WHAT YOU ARE ASKED TO DO: Write out all the entries word for word, but skip any images.

Some records:
[start]

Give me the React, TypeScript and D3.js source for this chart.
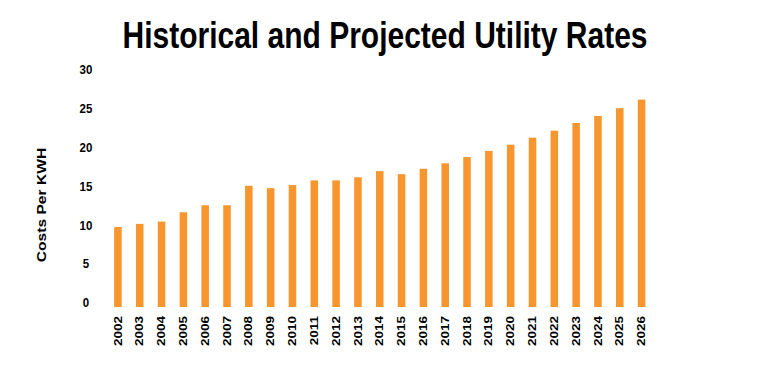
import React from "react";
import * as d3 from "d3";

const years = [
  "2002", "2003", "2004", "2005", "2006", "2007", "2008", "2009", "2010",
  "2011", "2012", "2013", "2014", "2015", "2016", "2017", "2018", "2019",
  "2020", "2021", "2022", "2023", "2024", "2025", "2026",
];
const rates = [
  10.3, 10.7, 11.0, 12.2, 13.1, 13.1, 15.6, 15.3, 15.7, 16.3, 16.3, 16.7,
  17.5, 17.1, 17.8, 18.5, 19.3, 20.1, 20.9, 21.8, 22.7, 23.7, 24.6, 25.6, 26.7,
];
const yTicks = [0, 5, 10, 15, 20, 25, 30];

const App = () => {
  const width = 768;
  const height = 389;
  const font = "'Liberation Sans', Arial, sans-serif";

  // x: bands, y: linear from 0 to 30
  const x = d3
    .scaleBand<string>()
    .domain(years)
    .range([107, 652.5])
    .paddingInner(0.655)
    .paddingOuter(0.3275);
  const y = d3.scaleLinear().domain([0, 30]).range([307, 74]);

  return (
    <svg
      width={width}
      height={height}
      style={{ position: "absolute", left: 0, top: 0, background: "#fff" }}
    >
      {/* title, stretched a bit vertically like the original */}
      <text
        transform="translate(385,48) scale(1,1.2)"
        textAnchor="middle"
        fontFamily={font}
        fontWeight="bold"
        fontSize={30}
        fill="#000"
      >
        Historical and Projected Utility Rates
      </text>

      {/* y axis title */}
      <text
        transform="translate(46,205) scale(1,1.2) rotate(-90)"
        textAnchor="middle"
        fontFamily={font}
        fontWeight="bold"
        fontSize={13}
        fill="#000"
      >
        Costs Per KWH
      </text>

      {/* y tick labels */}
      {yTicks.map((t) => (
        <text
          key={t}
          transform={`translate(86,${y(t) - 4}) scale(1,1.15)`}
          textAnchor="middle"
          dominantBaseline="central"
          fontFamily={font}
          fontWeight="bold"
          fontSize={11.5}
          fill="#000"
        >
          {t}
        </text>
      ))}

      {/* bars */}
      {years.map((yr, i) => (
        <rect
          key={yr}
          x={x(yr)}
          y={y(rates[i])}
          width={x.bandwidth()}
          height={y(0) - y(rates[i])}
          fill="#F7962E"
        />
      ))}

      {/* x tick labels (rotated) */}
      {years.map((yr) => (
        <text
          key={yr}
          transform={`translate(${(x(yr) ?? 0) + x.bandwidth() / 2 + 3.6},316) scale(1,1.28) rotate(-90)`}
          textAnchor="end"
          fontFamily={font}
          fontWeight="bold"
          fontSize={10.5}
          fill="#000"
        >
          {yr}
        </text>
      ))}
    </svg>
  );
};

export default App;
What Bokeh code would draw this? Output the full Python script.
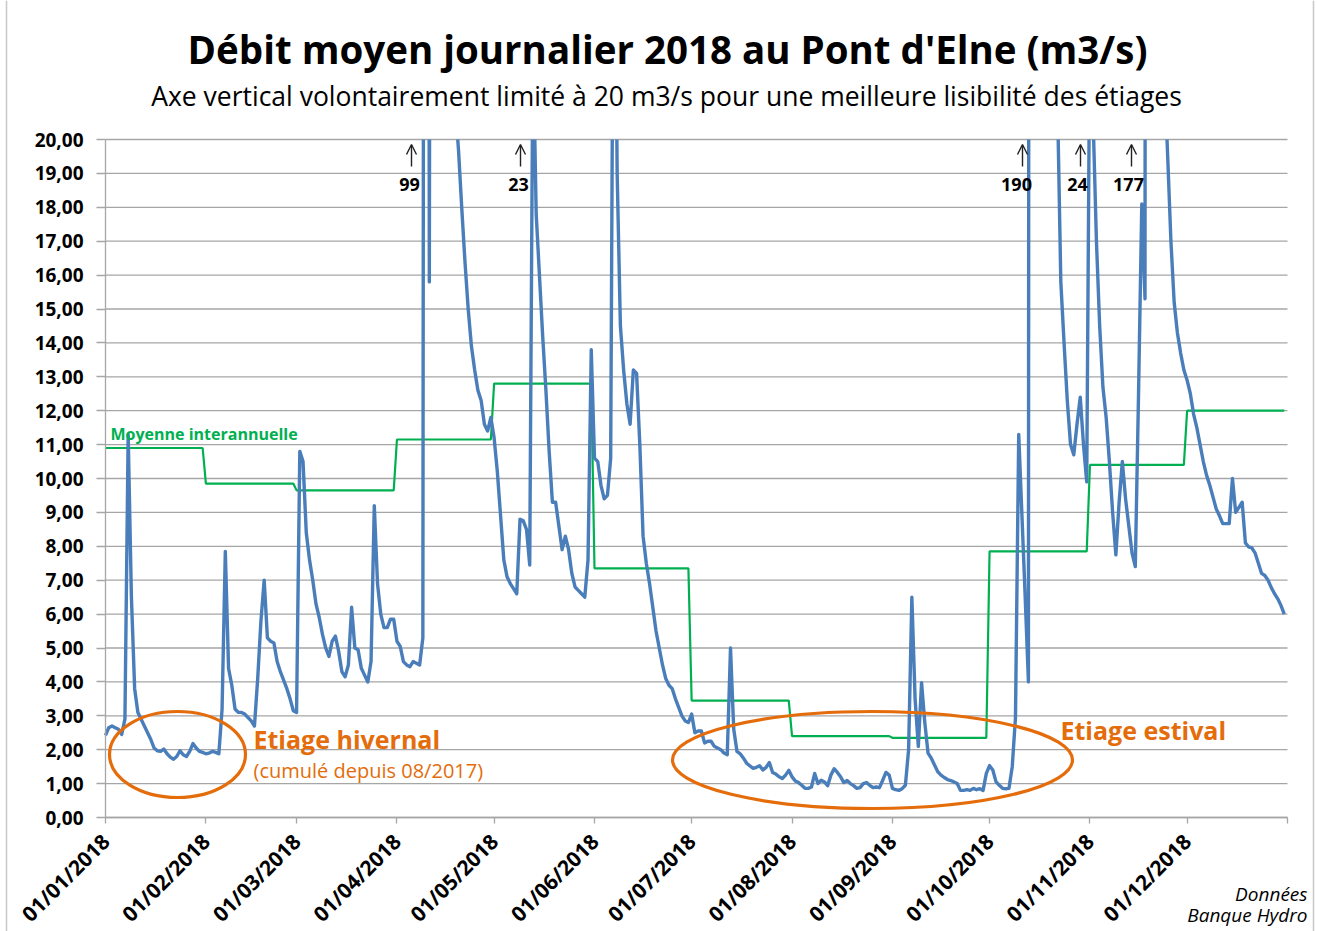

[end]

PROBLEM SOLUTION:
Give me the React, TypeScript and D3.js source for this chart.
import React from "react";
import * as d3 from "d3";

const years = [
  "2002", "2003", "2004", "2005", "2006", "2007", "2008", "2009", "2010",
  "2011", "2012", "2013", "2014", "2015", "2016", "2017", "2018", "2019",
  "2020", "2021", "2022", "2023", "2024", "2025", "2026",
];
const rates = [
  10.3, 10.7, 11.0, 12.2, 13.1, 13.1, 15.6, 15.3, 15.7, 16.3, 16.3, 16.7,
  17.5, 17.1, 17.8, 18.5, 19.3, 20.1, 20.9, 21.8, 22.7, 23.7, 24.6, 25.6, 26.7,
];
const yTicks = [0, 5, 10, 15, 20, 25, 30];

const App = () => {
  const width = 768;
  const height = 389;
  const font = "'Liberation Sans', Arial, sans-serif";

  // x: bands, y: linear from 0 to 30
  const x = d3
    .scaleBand<string>()
    .domain(years)
    .range([107, 652.5])
    .paddingInner(0.655)
    .paddingOuter(0.3275);
  const y = d3.scaleLinear().domain([0, 30]).range([307, 74]);

  return (
    <svg
      width={width}
      height={height}
      style={{ position: "absolute", left: 0, top: 0, background: "#fff" }}
    >
      {/* title, stretched a bit vertically like the original */}
      <text
        transform="translate(385,48) scale(1,1.2)"
        textAnchor="middle"
        fontFamily={font}
        fontWeight="bold"
        fontSize={30}
        fill="#000"
      >
        Historical and Projected Utility Rates
      </text>

      {/* y axis title */}
      <text
        transform="translate(46,205) scale(1,1.2) rotate(-90)"
        textAnchor="middle"
        fontFamily={font}
        fontWeight="bold"
        fontSize={13}
        fill="#000"
      >
        Costs Per KWH
      </text>

      {/* y tick labels */}
      {yTicks.map((t) => (
        <text
          key={t}
          transform={`translate(86,${y(t) - 4}) scale(1,1.15)`}
          textAnchor="middle"
          dominantBaseline="central"
          fontFamily={font}
          fontWeight="bold"
          fontSize={11.5}
          fill="#000"
        >
          {t}
        </text>
      ))}

      {/* bars */}
      {years.map((yr, i) => (
        <rect
          key={yr}
          x={x(yr)}
          y={y(rates[i])}
          width={x.bandwidth()}
          height={y(0) - y(rates[i])}
          fill="#F7962E"
        />
      ))}

      {/* x tick labels (rotated) */}
      {years.map((yr) => (
        <text
          key={yr}
          transform={`translate(${(x(yr) ?? 0) + x.bandwidth() / 2 + 3.6},316) scale(1,1.28) rotate(-90)`}
          textAnchor="end"
          fontFamily={font}
          fontWeight="bold"
          fontSize={10.5}
          fill="#000"
        >
          {yr}
        </text>
      ))}
    </svg>
  );
};

export default App;
What Bokeh code would draw this? Output the full Python script.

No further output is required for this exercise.